Ils font référence aux traditions et cultures africaines, utilisant même le vocabulaire local. Elle a comme ambition d’atteindre plus en profondeur l’homme africain et ainsi être plus facilement entendue et comprise par tous.
Pourquoi avoir publié une « Bible africaine » ? À quel besoin répond-elle ?
Nous avons lancé une « Bible africaine » dans le souci d’inculturation de la parole de Dieu voulue par l’Église d’Afrique. Le point de départ de l’inculturation, c’est l’incarnation du Christ lui-même, qui s’est rendu proche de nous pour véhiculer le langage de Dieu.
Cette inculturation se joue à deux niveaux : le premier passe par la traduction de la Bible dans nos langues locales. Deuxièmement, on peut parler d’une interprétation « africaine » particulière.
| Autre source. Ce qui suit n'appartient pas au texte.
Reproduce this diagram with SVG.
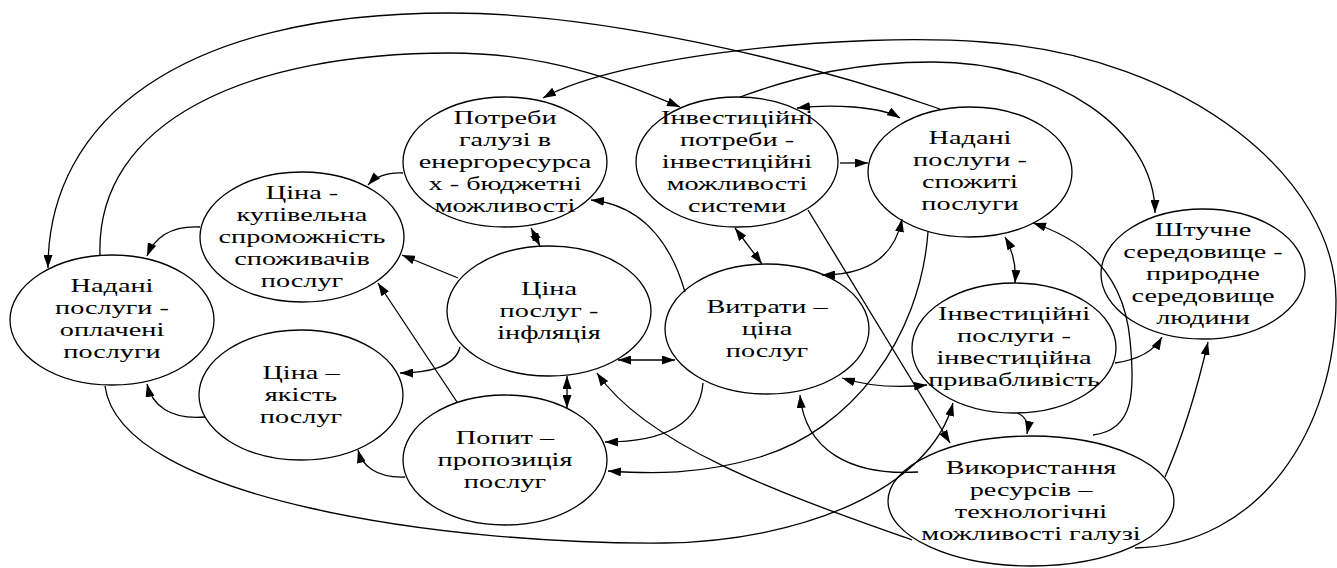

En l’occurrence, nous avons introduit dans cette « Bible africaine » des commentaires pour relier le message biblique à ce qui constitue la culture africaine, c’est-à-dire des façons de sentir, de penser, de vivre et de s’exprimer propres à la culture locale.
Tout l’enjeu de cette inculturation, est de nous rendre proches de la parole de Dieu en prenant en compte les proverbes de chez nous, les régions de chez nous, les coutumes et traditions de chez nous.
En quoi les récits bibliques peuvent-ils être spécifiquement « africains » ?
Prenons la Genèse. Les Africains ont de nombreux récits de créations et un grand nombre d’entre eux ont des éléments en commun avec la Genèse. c’est le cas, par exemple, de la création des êtres humains, de la séparation avec Dieu et de l’origine de la souffrance. Le récit de la Genèse vient se recouper avec des éléments qui existent déjà dans la culture africaine. Le récit biblique ne nous est pas étranger.
Que révèle la lecture d’une bible africaine ?
On se dit que Dieu nous parle d’une façon particulière, en lien avec nos cultures. Quand l’Africain lit la parole de Dieu, cela pourrait paraître lointain à un certain niveau parce que les réalités évoquées ne sont pas nécessairement en lien avec celles qu’il pourrait connaître chez lui.